しかし、ほとんどの糖尿病網膜症は両眼性であり、各眼にこの治療を行う場合、負担は倍です。かつ糖尿病が完治することは稀です。加齢黄斑変性と異なり、3割負担の年代が多く、抗VEGF治療を1~2ヶ月毎に行うことはコスト的に実際は難しいのが現状です。

まとめ
抗VEGF薬は「視力維持」のために、極めて有効な薬剤です。しかし、合併症の可能性、経済的負担を考慮した上で、長期的に投与を行う必要があります。

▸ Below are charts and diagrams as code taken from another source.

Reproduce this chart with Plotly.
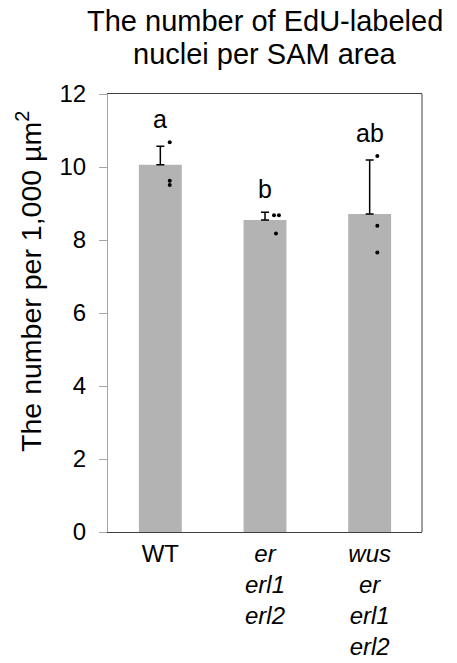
import plotly.graph_objects as go

categories = ["WT", "<i>er<br>erl1<br>erl2</i>", "<i>wus<br>er<br>erl1<br>erl2</i>"]
means = [10.06, 8.55, 8.71]
sd_upper = [0.51, 0.21, 1.48]
letters = ["a", "b", "ab"]
letter_y = [11.31, 9.39, 10.93]
dots = [[10.68, 9.62, 9.51], [8.68, 8.68, 8.18], [10.30, 8.39, 7.66]]
dot_jitter = [[0.09, 0.09, 0.09], [0.086, 0.133, 0.105], [0.073, 0.073, 0.073]]
yticks = [0, 2, 4, 6, 8, 10, 12]
title_lines = ["The number of EdU-labeled", "nuclei per SAM area"]
ytitle = "The number per 1,000 µm<sup>2</sup>"

FONT = "Liberation Sans, Arial, sans-serif"
xs = list(range(len(categories)))

fig = go.Figure()
fig.add_trace(go.Bar(
    x=xs, y=means, width=0.41, marker=dict(color="#b3b3b3", line=dict(width=0)),
    error_y=dict(type="data", symmetric=False, array=sd_upper,
                 arrayminus=[0] * len(means), color="#000000", thickness=1.5, width=4),
    showlegend=False, hoverinfo="skip"))

dx, dy = [], []
for i, (vals, jit) in enumerate(zip(dots, dot_jitter)):
    for v, j in zip(vals, jit):
        dx.append(i + j)
        dy.append(v)
fig.add_trace(go.Scatter(x=dx, y=dy, mode="markers",
                         marker=dict(color="#000000", size=4), showlegend=False))

for i, (t, ly) in enumerate(zip(letters, letter_y)):
    fig.add_annotation(x=i, y=ly, text=t, showarrow=False, yanchor="middle",
                       font=dict(family=FONT, size=25, color="#000000"))

# title as two lines (tighter line spacing than plotly's default)
for line, shift in zip(title_lines, [73, 40]):
    fig.add_annotation(xref="paper", yref="paper", x=0.5, y=1, yshift=shift,
                       xanchor="center", yanchor="middle", text=line, showarrow=False,
                       font=dict(family=FONT, size=29, color="#000000"))

# y-axis title
fig.add_annotation(xref="paper", yref="paper", x=0, y=0.571, xshift=-79,
                   xanchor="center", yanchor="middle", textangle=-90, text=ytitle,
                   showarrow=False, font=dict(family=FONT, size=28.5, color="#000000"))

fig.add_shape(type="line", xref="paper", yref="paper", x0=1, x1=1, y0=0, y1=1,
              line=dict(color="#404040", width=1))

fig.update_layout(
    width=441, height=655,
    margin=dict(l=100, r=27, t=86, b=131),
    paper_bgcolor="white", plot_bgcolor="white",
    font=dict(family=FONT, color="#000000"),
    xaxis=dict(range=[-0.5, 2.5], tickmode="array", tickvals=xs, ticktext=categories,
               showline=True, linecolor="#404040", linewidth=1, mirror=True,
               ticks="", showgrid=False, zeroline=False, automargin=False,
               tickfont=dict(family=FONT, size=24, color="#000000")),
    yaxis=dict(range=[0, 12], tickmode="array", tickvals=yticks,
               showline=True, linecolor="#a6a6a6", linewidth=1,
               ticks="outside", ticklen=8, tickcolor="#a6a6a6",
               ticklabelstandoff=8, automargin=False,
               showgrid=False, zeroline=False,
               tickfont=dict(family=FONT, size=24, color="#000000")),
)

fig.write_html("out.html")
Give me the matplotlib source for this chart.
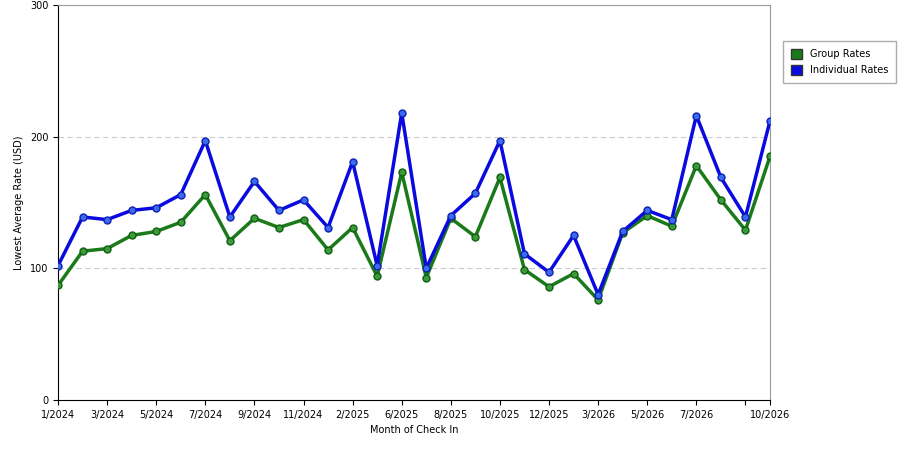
import matplotlib.pyplot as plt
from matplotlib.patches import Patch

labels = ["1/2024", "", "3/2024", "", "5/2024", "", "7/2024", "", "9/2024", "", "11/2024", "",
          "2/2025", "", "6/2025", "", "8/2025", "", "10/2025", "", "12/2025", "", "3/2026", "",
          "5/2026", "", "7/2026", "", "", "10/2026"]
individual = [102, 139, 137, 144, 146, 156, 197, 139, 166, 144, 152, 131, 181, 102, 218,
              100, 140, 157, 197, 111, 97, 125, 80, 128, 144, 137, 216, 169, 139, 212]
group = [87, 113, 115, 125, 128, 135, 156, 121, 138, 131, 137, 114, 131, 94, 173,
         93, 138, 124, 169, 99, 86, 96, 76, 127, 140, 132, 178, 152, 129, 185]
tick_idx = [0, 2, 4, 6, 8, 10, 12, 14, 16, 18, 20, 22, 24, 26, 28, 29]

fig = plt.figure(figsize=(9, 4.5), dpi=100)
ax = fig.add_axes([58 / 900, 50 / 450, 712 / 900, 395 / 450])
x = list(range(len(labels)))

ax.plot(x, group, color="#1a7a1a", lw=2.5, marker="o", ms=5, mfc="#3c9a3c", mec="#0f5f0f", zorder=3)
ax.plot(x, individual, color="#0a0ae0", lw=2.5, marker="o", ms=5, mfc="#3a6af0", mec="#1020b0", zorder=3)

ax.set_xlim(0, len(labels) - 1)
ax.set_ylim(0, 300)
ax.set_yticks([0, 100, 200, 300])
ax.set_xticks(tick_idx)
ax.set_xticklabels([labels[i] for i in tick_idx], fontsize=7)
ax.tick_params(axis="y", labelsize=7)
for y in [100, 200]:
    ax.axhline(y, color="#cccccc", lw=0.8, ls=(0, (5, 3)), zorder=1)
ax.set_xlabel("Month of Check In", fontsize=7)
ax.set_ylabel("Lowest Average Rate (USD)", fontsize=7)
for s in ["top", "right"]:
    ax.spines[s].set_color("#999999")

handles = [Patch(facecolor="#1a7a1a", edgecolor="#333333", label="Group Rates"),
           Patch(facecolor="#0a0ae0", edgecolor="#333333", label="Individual Rates")]
fig.legend(handles=handles, loc="upper left", bbox_to_anchor=(778 / 900, 1 - 36 / 450), fontsize=7,
           handlelength=1.2, handleheight=1.2, labelspacing=0.6, borderpad=0.8,
           frameon=True, fancybox=False, edgecolor="#999999")

fig.savefig("out.png", dpi=100)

抗VEGF治療に際し、眼科から内科の主治医に「脳梗塞、心筋梗塞の既往や発症リスク」に関しての問い合わせがあるかと思います。主治医の先生にとっては「そんなことはわからない」場合もあるかもしれません。それでも、加齢黄斑変性患者は高齢者が多く、自分の通院疾患を把握していないこともしばしば経験します。明らかなリスク患者を除外したいので、紹介時はよろしくお願い申し上げます。